* _WHAT THE EXERCISE ASKS_:
Print each line of the listing once more, precisely as given.

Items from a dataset

## START

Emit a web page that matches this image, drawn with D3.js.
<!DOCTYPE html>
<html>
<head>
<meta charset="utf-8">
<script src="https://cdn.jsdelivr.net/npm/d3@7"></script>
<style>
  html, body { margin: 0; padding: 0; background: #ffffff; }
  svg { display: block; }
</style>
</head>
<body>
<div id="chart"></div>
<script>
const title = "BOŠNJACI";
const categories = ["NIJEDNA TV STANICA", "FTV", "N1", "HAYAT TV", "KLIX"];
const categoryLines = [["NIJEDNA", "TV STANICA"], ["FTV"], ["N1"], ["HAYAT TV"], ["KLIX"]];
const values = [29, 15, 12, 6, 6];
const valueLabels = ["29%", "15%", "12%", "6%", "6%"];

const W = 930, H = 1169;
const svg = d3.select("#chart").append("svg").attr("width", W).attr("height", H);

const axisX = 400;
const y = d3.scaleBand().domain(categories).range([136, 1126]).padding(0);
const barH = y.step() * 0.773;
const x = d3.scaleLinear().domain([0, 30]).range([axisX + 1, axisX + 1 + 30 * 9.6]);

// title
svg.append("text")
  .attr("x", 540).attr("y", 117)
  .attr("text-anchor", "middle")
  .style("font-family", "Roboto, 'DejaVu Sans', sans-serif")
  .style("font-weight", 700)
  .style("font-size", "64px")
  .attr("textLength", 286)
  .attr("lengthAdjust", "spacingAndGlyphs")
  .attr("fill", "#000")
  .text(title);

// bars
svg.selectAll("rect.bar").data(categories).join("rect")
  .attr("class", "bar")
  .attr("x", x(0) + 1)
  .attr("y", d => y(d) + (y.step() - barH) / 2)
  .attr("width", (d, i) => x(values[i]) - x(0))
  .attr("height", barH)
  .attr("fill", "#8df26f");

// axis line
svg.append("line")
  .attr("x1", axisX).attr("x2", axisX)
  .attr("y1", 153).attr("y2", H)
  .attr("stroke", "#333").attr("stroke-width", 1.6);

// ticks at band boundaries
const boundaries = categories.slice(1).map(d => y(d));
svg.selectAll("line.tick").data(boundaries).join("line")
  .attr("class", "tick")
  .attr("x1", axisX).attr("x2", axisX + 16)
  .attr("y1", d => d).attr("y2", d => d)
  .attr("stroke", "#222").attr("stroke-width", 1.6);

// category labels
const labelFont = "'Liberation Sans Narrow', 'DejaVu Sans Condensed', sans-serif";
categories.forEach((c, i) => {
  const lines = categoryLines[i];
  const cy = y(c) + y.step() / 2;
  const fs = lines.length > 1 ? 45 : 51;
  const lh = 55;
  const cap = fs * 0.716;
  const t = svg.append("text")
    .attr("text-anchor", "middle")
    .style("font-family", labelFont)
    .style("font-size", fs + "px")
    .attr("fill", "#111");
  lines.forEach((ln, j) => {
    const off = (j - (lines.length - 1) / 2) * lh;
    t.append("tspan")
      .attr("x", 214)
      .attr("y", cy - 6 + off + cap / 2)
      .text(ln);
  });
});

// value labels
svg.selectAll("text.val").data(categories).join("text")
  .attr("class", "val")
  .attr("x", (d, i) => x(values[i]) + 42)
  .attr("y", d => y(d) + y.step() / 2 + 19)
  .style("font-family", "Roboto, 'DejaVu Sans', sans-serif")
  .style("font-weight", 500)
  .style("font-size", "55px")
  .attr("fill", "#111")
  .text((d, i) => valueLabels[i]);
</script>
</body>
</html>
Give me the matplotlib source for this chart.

## END

* _SOLUTION_:
Emit a web page that matches this image, drawn with D3.js.
<!DOCTYPE html>
<html>
<head>
<meta charset="utf-8">
<script src="https://cdn.jsdelivr.net/npm/d3@7"></script>
<style>
  html, body { margin: 0; padding: 0; background: #ffffff; }
  svg { display: block; }
</style>
</head>
<body>
<div id="chart"></div>
<script>
const title = "BOŠNJACI";
const categories = ["NIJEDNA TV STANICA", "FTV", "N1", "HAYAT TV", "KLIX"];
const categoryLines = [["NIJEDNA", "TV STANICA"], ["FTV"], ["N1"], ["HAYAT TV"], ["KLIX"]];
const values = [29, 15, 12, 6, 6];
const valueLabels = ["29%", "15%", "12%", "6%", "6%"];

const W = 930, H = 1169;
const svg = d3.select("#chart").append("svg").attr("width", W).attr("height", H);

const axisX = 400;
const y = d3.scaleBand().domain(categories).range([136, 1126]).padding(0);
const barH = y.step() * 0.773;
const x = d3.scaleLinear().domain([0, 30]).range([axisX + 1, axisX + 1 + 30 * 9.6]);

// title
svg.append("text")
  .attr("x", 540).attr("y", 117)
  .attr("text-anchor", "middle")
  .style("font-family", "Roboto, 'DejaVu Sans', sans-serif")
  .style("font-weight", 700)
  .style("font-size", "64px")
  .attr("textLength", 286)
  .attr("lengthAdjust", "spacingAndGlyphs")
  .attr("fill", "#000")
  .text(title);

// bars
svg.selectAll("rect.bar").data(categories).join("rect")
  .attr("class", "bar")
  .attr("x", x(0) + 1)
  .attr("y", d => y(d) + (y.step() - barH) / 2)
  .attr("width", (d, i) => x(values[i]) - x(0))
  .attr("height", barH)
  .attr("fill", "#8df26f");

// axis line
svg.append("line")
  .attr("x1", axisX).attr("x2", axisX)
  .attr("y1", 153).attr("y2", H)
  .attr("stroke", "#333").attr("stroke-width", 1.6);

// ticks at band boundaries
const boundaries = categories.slice(1).map(d => y(d));
svg.selectAll("line.tick").data(boundaries).join("line")
  .attr("class", "tick")
  .attr("x1", axisX).attr("x2", axisX + 16)
  .attr("y1", d => d).attr("y2", d => d)
  .attr("stroke", "#222").attr("stroke-width", 1.6);

// category labels
const labelFont = "'Liberation Sans Narrow', 'DejaVu Sans Condensed', sans-serif";
categories.forEach((c, i) => {
  const lines = categoryLines[i];
  const cy = y(c) + y.step() / 2;
  const fs = lines.length > 1 ? 45 : 51;
  const lh = 55;
  const cap = fs * 0.716;
  const t = svg.append("text")
    .attr("text-anchor", "middle")
    .style("font-family", labelFont)
    .style("font-size", fs + "px")
    .attr("fill", "#111");
  lines.forEach((ln, j) => {
    const off = (j - (lines.length - 1) / 2) * lh;
    t.append("tspan")
      .attr("x", 214)
      .attr("y", cy - 6 + off + cap / 2)
      .text(ln);
  });
});

// value labels
svg.selectAll("text.val").data(categories).join("text")
  .attr("class", "val")
  .attr("x", (d, i) => x(values[i]) + 42)
  .attr("y", d => y(d) + y.step() / 2 + 19)
  .style("font-family", "Roboto, 'DejaVu Sans', sans-serif")
  .style("font-weight", 500)
  .style("font-size", "55px")
  .attr("fill", "#111")
  .text((d, i) => valueLabels[i]);
</script>
</body>
</html>
Give me the matplotlib source for this chart.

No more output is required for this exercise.